There are no official statistics on U.S. E15 volumes, but national sales can be estimated using Minnesota and Iowa data, given that the two states account for nearly 30% of all U.S. stations offering E15. RFA estimates national sales by multiplying its count of U.S. E15 stations by the average estimated volume per station in the two states. More than 3,000 stations offered E15 on average over the course of 2023, compared to 2,700 in 2022.


It should be noted that the Minnesota and national estimates were affected by a change in reporting requirements in the state. A statute went into effect on July 1, 2023 requiring reporting by companies that sold “intermediate blends” (i.e., gasoline blends in which the biofuel content is greater than 10% and no more than 50% by volume) at more than ten retail locations. The result was that the number of stations reporting intermediate-blend volumes increased by 37% in the first three months after the change was implemented compared to the three prior months, but the E15 volume per reporting station fell 11%. Yet, nearly a quarter of the operating stations identified by the Dept. of Commerce as selling such blends still did not report their volumes. It can be inferred that the characteristics of the sample that reported volumes during the second half of the year differed materially from the sample in the first half, but the nature of the changes and whether the latter sample better represents the “population” of stations selling such blends are unclear.

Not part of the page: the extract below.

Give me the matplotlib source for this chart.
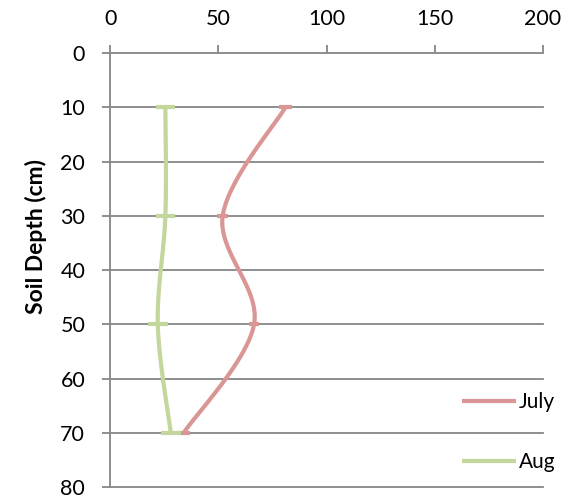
import numpy as np
import matplotlib
matplotlib.use("Agg")
import matplotlib.pyplot as plt

plt.rcParams['font.family'] = ['Lato', 'DejaVu Sans']

depth = [10, 30, 50, 70]
july = [81, 52, 66.5, 34]
july_err = [3, 2.5, 2.5, 3]
aug = [25.5, 25.5, 22, 28]
aug_err = [4.5, 4.5, 4.5, 4.5]

JULY_COLOR = '#D99694'
AUG_COLOR = '#C3D69B'
GRID = '#868686'


# Excel-like smoothed line: Catmull-Rom through the points
def smooth(xs, ys, n=40):
    p = np.column_stack([xs, ys]).astype(float)
    p = np.vstack([p[0], p, p[-1]])
    out = []
    for i in range(1, len(p) - 2):
        p0, p1, p2, p3 = p[i - 1], p[i], p[i + 1], p[i + 2]
        t = np.linspace(0, 1, n)[:, None]
        seg = 0.5 * ((2 * p1) + (-p0 + p2) * t
                     + (2 * p0 - 5 * p1 + 4 * p2 - p3) * t ** 2
                     + (-p0 + 3 * p1 - 3 * p2 + p3) * t ** 3)
        out.append(seg)
    out = np.vstack(out)
    return out[:, 0], out[:, 1]


fig = plt.figure(figsize=(5.8, 5.0), dpi=100)
ax = fig.add_axes([0.19, 0.026, 0.746, 0.868])

# x scaled so the curve is smoothed in roughly pixel space
for vals, errs, col, name in [(july, july_err, JULY_COLOR, 'July'),
                              (aug, aug_err, AUG_COLOR, 'Aug')]:
    sx, sy = smooth(np.array(vals) * 2.165 / 5.43, depth)
    ax.plot(sx * 5.43 / 2.165, sy, color=col, lw=3, solid_capstyle='butt',
            label=name, zorder=3)
    ax.errorbar(vals, depth, xerr=errs, fmt='none', ecolor=col,
                elinewidth=3, capsize=0, zorder=3)

ax.set_xlim(0, 200)
ax.set_ylim(80, 0)
ax.set_xticks([0, 50, 100, 150, 200])
ax.set_yticks(range(0, 90, 10))
ax.xaxis.tick_top()
for g in range(10, 90, 10):
    ax.axhline(g, color=GRID, lw=1.3, zorder=1, clip_on=False)

for s in ['right', 'bottom']:
    ax.spines[s].set_visible(False)
for s in ['left', 'top']:
    ax.spines[s].set_color(GRID)
    ax.spines[s].set_linewidth(1.3)

ax.tick_params(axis='x', direction='out', length=6, width=1.3, color=GRID,
               labelsize=15.5, pad=11)
ax.tick_params(axis='y', direction='out', length=6, width=1.3, color=GRID,
               labelsize=15.5, pad=12)
fig.text(36 / 580, 1 - 237 / 500, 'Soil Depth (cm)', rotation=90,
         fontsize=16.5, fontweight='bold', ha='center', va='center')

fig.legend(loc='center left', bbox_to_anchor=(462 / 580, 1 - 432 / 500),
           frameon=False, borderpad=0, borderaxespad=0,
           fontsize=15, handlelength=2.6, handletextpad=0.15, labelspacing=1.9)

fig.savefig('out.png', dpi=100)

Given this, it is worth mentioning that if the national E15 sales volume estimate were based only on per-station volumes for Iowa rather than the average of Iowa and Minnesota volumes, the U.S. total would have increased 11% in 2023.


A key reason why the average E15 volume per station has increased over the last five years is that sales have been allowed during the summer months in conventional gasoline areas. In 2019 the Environmental Protection Agency issued a rule allowing E15 to be sold year-round, whereas many retailers had previously found it difficult or impossible to offer E15 in the summertime due to an arcane and outdated regulatory requirement.* However, in 2021 the D.C. Circuit Court of Appeals vacated that rule, ruling in favor of oil refiners who argued the EPA had exceeded its authority. The decision did not affect E15 sales that summer, and for the last two summers the Biden administration has granted waivers for E15 from the regulatory requirement, which can be done when “extreme and unusual fuel or fuel additive supply circumstances exist,” such as has been the case since Russia invaded Ukraine.


However, if the administration does not take action within the next month, E15 sales will drop precipitously in most of the country this summer, as occurred in conventional gasoline areas prior to 2019. The governors of eight Midwest states petitioned the EPA in 2022 to allow them to opt out of more-lenient fuel volatility specifications that apply to E10 but not E15, and the agency finally granted the request this year but deferred implementation to 2025. The only practical solution this summer is for waivers to be issued again, which is merited by conditions in the fuel market, as reflected in a letter sent to the EPA Administrator last week by a group of biofuel and agriculture organizations. For the longer term, the best solution for both fuel supply chain participants and consumers would be a legislative fix of the outdated regulation—specifically the Nationwide Consumer and Fuel Retailer Choice Act (S. 2707).



* EPA limits the volatility of gasoline during the “high ozone season” every summer (Jun. 1-Sep. 15). Prior to EPA’s 2019 rule change, the practical volatility limit for E10 sold in conventional gasoline areas was 10 pounds per square inch (psi) Reid vapor pressure (RVP), but E15 was held to a 9-psi limit. EPA’s 2019 rule effectively extended the volatility limit for E15 to 10 psi, creating regulatory parity for E15 and E10.